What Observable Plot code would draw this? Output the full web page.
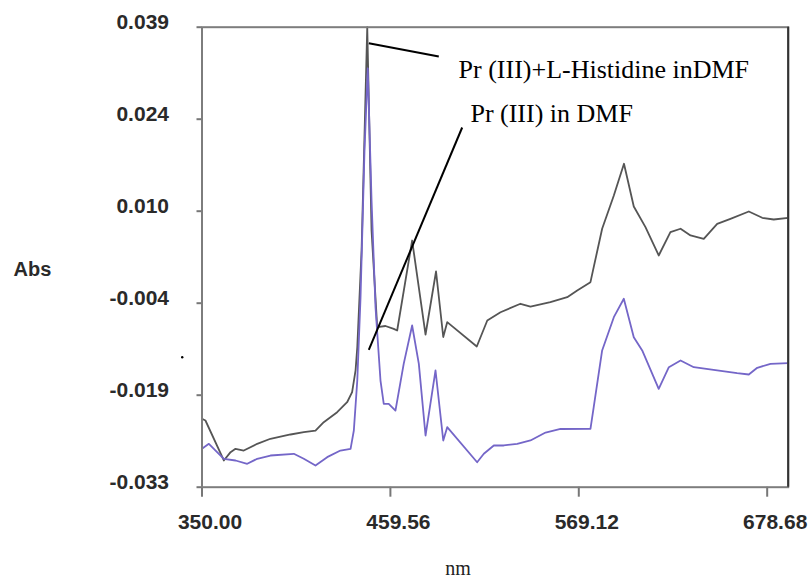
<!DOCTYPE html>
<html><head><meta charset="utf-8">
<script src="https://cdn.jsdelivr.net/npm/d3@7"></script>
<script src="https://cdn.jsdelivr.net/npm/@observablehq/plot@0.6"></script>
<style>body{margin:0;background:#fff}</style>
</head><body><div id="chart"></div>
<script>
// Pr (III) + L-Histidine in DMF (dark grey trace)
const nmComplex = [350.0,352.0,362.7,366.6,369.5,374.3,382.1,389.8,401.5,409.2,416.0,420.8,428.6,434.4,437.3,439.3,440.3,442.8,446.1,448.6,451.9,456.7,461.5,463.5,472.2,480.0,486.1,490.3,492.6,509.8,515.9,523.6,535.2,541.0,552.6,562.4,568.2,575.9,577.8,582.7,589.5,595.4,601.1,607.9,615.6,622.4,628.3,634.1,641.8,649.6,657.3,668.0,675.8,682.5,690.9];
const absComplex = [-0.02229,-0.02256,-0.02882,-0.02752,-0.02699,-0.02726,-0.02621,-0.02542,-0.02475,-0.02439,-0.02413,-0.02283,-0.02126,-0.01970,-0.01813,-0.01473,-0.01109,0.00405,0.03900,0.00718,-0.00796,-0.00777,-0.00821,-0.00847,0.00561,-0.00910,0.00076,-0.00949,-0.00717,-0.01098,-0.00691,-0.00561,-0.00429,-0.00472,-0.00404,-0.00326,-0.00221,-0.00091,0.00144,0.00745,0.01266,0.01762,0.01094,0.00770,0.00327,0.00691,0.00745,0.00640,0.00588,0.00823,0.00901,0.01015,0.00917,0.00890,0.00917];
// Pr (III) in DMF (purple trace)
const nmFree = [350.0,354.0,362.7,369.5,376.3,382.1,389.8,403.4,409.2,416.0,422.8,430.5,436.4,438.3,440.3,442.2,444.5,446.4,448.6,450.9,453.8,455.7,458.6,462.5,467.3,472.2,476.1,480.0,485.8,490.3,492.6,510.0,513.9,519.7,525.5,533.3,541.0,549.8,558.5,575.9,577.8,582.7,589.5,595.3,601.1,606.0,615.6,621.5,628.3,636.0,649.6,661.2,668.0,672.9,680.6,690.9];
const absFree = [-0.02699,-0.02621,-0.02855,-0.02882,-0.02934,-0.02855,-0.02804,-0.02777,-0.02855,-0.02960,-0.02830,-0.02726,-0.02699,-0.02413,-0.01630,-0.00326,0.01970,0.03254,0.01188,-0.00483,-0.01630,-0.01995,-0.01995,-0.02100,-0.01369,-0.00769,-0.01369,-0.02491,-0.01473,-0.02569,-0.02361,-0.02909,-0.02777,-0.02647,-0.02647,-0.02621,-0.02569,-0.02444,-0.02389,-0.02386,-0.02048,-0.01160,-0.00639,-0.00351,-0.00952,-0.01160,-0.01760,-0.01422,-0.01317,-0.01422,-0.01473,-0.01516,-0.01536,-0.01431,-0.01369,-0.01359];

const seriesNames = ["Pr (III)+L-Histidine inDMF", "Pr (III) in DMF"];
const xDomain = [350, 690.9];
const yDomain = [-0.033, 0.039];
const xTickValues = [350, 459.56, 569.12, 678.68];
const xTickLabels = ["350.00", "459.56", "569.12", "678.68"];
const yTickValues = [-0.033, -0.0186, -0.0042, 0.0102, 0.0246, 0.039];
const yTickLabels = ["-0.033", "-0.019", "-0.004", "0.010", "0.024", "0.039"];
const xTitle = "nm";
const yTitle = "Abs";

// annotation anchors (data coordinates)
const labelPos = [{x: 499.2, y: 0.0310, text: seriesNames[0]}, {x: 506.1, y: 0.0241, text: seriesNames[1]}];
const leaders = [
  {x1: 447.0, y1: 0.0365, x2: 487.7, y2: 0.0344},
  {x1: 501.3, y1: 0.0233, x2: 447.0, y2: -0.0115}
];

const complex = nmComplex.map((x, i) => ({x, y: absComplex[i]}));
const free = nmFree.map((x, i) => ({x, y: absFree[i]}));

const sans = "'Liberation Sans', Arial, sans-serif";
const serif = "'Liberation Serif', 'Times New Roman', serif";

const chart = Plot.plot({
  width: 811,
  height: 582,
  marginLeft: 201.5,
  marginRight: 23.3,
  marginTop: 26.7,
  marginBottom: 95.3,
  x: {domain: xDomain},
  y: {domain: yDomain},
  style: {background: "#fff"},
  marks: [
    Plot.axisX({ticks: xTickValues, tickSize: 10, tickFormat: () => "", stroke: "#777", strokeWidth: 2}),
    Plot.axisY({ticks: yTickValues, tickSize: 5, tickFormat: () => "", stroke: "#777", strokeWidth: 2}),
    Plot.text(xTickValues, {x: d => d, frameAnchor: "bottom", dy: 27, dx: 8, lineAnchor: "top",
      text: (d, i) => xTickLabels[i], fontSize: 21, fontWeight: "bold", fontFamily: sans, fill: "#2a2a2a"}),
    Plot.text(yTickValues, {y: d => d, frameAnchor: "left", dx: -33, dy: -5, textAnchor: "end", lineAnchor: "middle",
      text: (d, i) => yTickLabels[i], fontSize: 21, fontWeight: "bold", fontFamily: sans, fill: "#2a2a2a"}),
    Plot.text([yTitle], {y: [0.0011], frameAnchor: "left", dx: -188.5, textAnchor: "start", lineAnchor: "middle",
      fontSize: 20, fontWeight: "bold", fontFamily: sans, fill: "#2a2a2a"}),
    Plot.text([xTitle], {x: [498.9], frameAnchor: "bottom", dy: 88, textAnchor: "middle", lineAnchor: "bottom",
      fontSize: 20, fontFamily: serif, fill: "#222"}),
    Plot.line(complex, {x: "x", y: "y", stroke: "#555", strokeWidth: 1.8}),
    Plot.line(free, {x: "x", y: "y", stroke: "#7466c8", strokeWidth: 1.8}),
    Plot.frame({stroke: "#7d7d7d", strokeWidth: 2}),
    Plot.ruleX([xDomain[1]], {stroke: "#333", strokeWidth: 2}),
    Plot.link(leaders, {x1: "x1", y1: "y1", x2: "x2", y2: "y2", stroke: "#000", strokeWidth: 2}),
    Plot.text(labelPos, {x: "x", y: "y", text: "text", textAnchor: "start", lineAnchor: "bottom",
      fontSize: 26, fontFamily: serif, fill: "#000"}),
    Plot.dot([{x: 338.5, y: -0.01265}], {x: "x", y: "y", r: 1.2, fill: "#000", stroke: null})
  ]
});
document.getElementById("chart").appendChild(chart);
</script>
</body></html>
------------------------------------
▶ Exercise prompt
Without the pictures, copy the material exactly as given.

▶ Response
What Observable Plot code would draw this? Output the full web page.
<!DOCTYPE html>
<html><head><meta charset="utf-8">
<script src="https://cdn.jsdelivr.net/npm/d3@7"></script>
<script src="https://cdn.jsdelivr.net/npm/@observablehq/plot@0.6"></script>
<style>body{margin:0;background:#fff}</style>
</head><body><div id="chart"></div>
<script>
// Pr (III) + L-Histidine in DMF (dark grey trace)
const nmComplex = [350.0,352.0,362.7,366.6,369.5,374.3,382.1,389.8,401.5,409.2,416.0,420.8,428.6,434.4,437.3,439.3,440.3,442.8,446.1,448.6,451.9,456.7,461.5,463.5,472.2,480.0,486.1,490.3,492.6,509.8,515.9,523.6,535.2,541.0,552.6,562.4,568.2,575.9,577.8,582.7,589.5,595.4,601.1,607.9,615.6,622.4,628.3,634.1,641.8,649.6,657.3,668.0,675.8,682.5,690.9];
const absComplex = [-0.02229,-0.02256,-0.02882,-0.02752,-0.02699,-0.02726,-0.02621,-0.02542,-0.02475,-0.02439,-0.02413,-0.02283,-0.02126,-0.01970,-0.01813,-0.01473,-0.01109,0.00405,0.03900,0.00718,-0.00796,-0.00777,-0.00821,-0.00847,0.00561,-0.00910,0.00076,-0.00949,-0.00717,-0.01098,-0.00691,-0.00561,-0.00429,-0.00472,-0.00404,-0.00326,-0.00221,-0.00091,0.00144,0.00745,0.01266,0.01762,0.01094,0.00770,0.00327,0.00691,0.00745,0.00640,0.00588,0.00823,0.00901,0.01015,0.00917,0.00890,0.00917];
// Pr (III) in DMF (purple trace)
const nmFree = [350.0,354.0,362.7,369.5,376.3,382.1,389.8,403.4,409.2,416.0,422.8,430.5,436.4,438.3,440.3,442.2,444.5,446.4,448.6,450.9,453.8,455.7,458.6,462.5,467.3,472.2,476.1,480.0,485.8,490.3,492.6,510.0,513.9,519.7,525.5,533.3,541.0,549.8,558.5,575.9,577.8,582.7,589.5,595.3,601.1,606.0,615.6,621.5,628.3,636.0,649.6,661.2,668.0,672.9,680.6,690.9];
const absFree = [-0.02699,-0.02621,-0.02855,-0.02882,-0.02934,-0.02855,-0.02804,-0.02777,-0.02855,-0.02960,-0.02830,-0.02726,-0.02699,-0.02413,-0.01630,-0.00326,0.01970,0.03254,0.01188,-0.00483,-0.01630,-0.01995,-0.01995,-0.02100,-0.01369,-0.00769,-0.01369,-0.02491,-0.01473,-0.02569,-0.02361,-0.02909,-0.02777,-0.02647,-0.02647,-0.02621,-0.02569,-0.02444,-0.02389,-0.02386,-0.02048,-0.01160,-0.00639,-0.00351,-0.00952,-0.01160,-0.01760,-0.01422,-0.01317,-0.01422,-0.01473,-0.01516,-0.01536,-0.01431,-0.01369,-0.01359];

const seriesNames = ["Pr (III)+L-Histidine inDMF", "Pr (III) in DMF"];
const xDomain = [350, 690.9];
const yDomain = [-0.033, 0.039];
const xTickValues = [350, 459.56, 569.12, 678.68];
const xTickLabels = ["350.00", "459.56", "569.12", "678.68"];
const yTickValues = [-0.033, -0.0186, -0.0042, 0.0102, 0.0246, 0.039];
const yTickLabels = ["-0.033", "-0.019", "-0.004", "0.010", "0.024", "0.039"];
const xTitle = "nm";
const yTitle = "Abs";

// annotation anchors (data coordinates)
const labelPos = [{x: 499.2, y: 0.0310, text: seriesNames[0]}, {x: 506.1, y: 0.0241, text: seriesNames[1]}];
const leaders = [
  {x1: 447.0, y1: 0.0365, x2: 487.7, y2: 0.0344},
  {x1: 501.3, y1: 0.0233, x2: 447.0, y2: -0.0115}
];

const complex = nmComplex.map((x, i) => ({x, y: absComplex[i]}));
const free = nmFree.map((x, i) => ({x, y: absFree[i]}));

const sans = "'Liberation Sans', Arial, sans-serif";
const serif = "'Liberation Serif', 'Times New Roman', serif";

const chart = Plot.plot({
  width: 811,
  height: 582,
  marginLeft: 201.5,
  marginRight: 23.3,
  marginTop: 26.7,
  marginBottom: 95.3,
  x: {domain: xDomain},
  y: {domain: yDomain},
  style: {background: "#fff"},
  marks: [
    Plot.axisX({ticks: xTickValues, tickSize: 10, tickFormat: () => "", stroke: "#777", strokeWidth: 2}),
    Plot.axisY({ticks: yTickValues, tickSize: 5, tickFormat: () => "", stroke: "#777", strokeWidth: 2}),
    Plot.text(xTickValues, {x: d => d, frameAnchor: "bottom", dy: 27, dx: 8, lineAnchor: "top",
      text: (d, i) => xTickLabels[i], fontSize: 21, fontWeight: "bold", fontFamily: sans, fill: "#2a2a2a"}),
    Plot.text(yTickValues, {y: d => d, frameAnchor: "left", dx: -33, dy: -5, textAnchor: "end", lineAnchor: "middle",
      text: (d, i) => yTickLabels[i], fontSize: 21, fontWeight: "bold", fontFamily: sans, fill: "#2a2a2a"}),
    Plot.text([yTitle], {y: [0.0011], frameAnchor: "left", dx: -188.5, textAnchor: "start", lineAnchor: "middle",
      fontSize: 20, fontWeight: "bold", fontFamily: sans, fill: "#2a2a2a"}),
    Plot.text([xTitle], {x: [498.9], frameAnchor: "bottom", dy: 88, textAnchor: "middle", lineAnchor: "bottom",
      fontSize: 20, fontFamily: serif, fill: "#222"}),
    Plot.line(complex, {x: "x", y: "y", stroke: "#555", strokeWidth: 1.8}),
    Plot.line(free, {x: "x", y: "y", stroke: "#7466c8", strokeWidth: 1.8}),
    Plot.frame({stroke: "#7d7d7d", strokeWidth: 2}),
    Plot.ruleX([xDomain[1]], {stroke: "#333", strokeWidth: 2}),
    Plot.link(leaders, {x1: "x1", y1: "y1", x2: "x2", y2: "y2", stroke: "#000", strokeWidth: 2}),
    Plot.text(labelPos, {x: "x", y: "y", text: "text", textAnchor: "start", lineAnchor: "bottom",
      fontSize: 26, fontFamily: serif, fill: "#000"}),
    Plot.dot([{x: 338.5, y: -0.01265}], {x: "x", y: "y", r: 1.2, fill: "#000", stroke: null})
  ]
});
document.getElementById("chart").appendChild(chart);
</script>
</body></html>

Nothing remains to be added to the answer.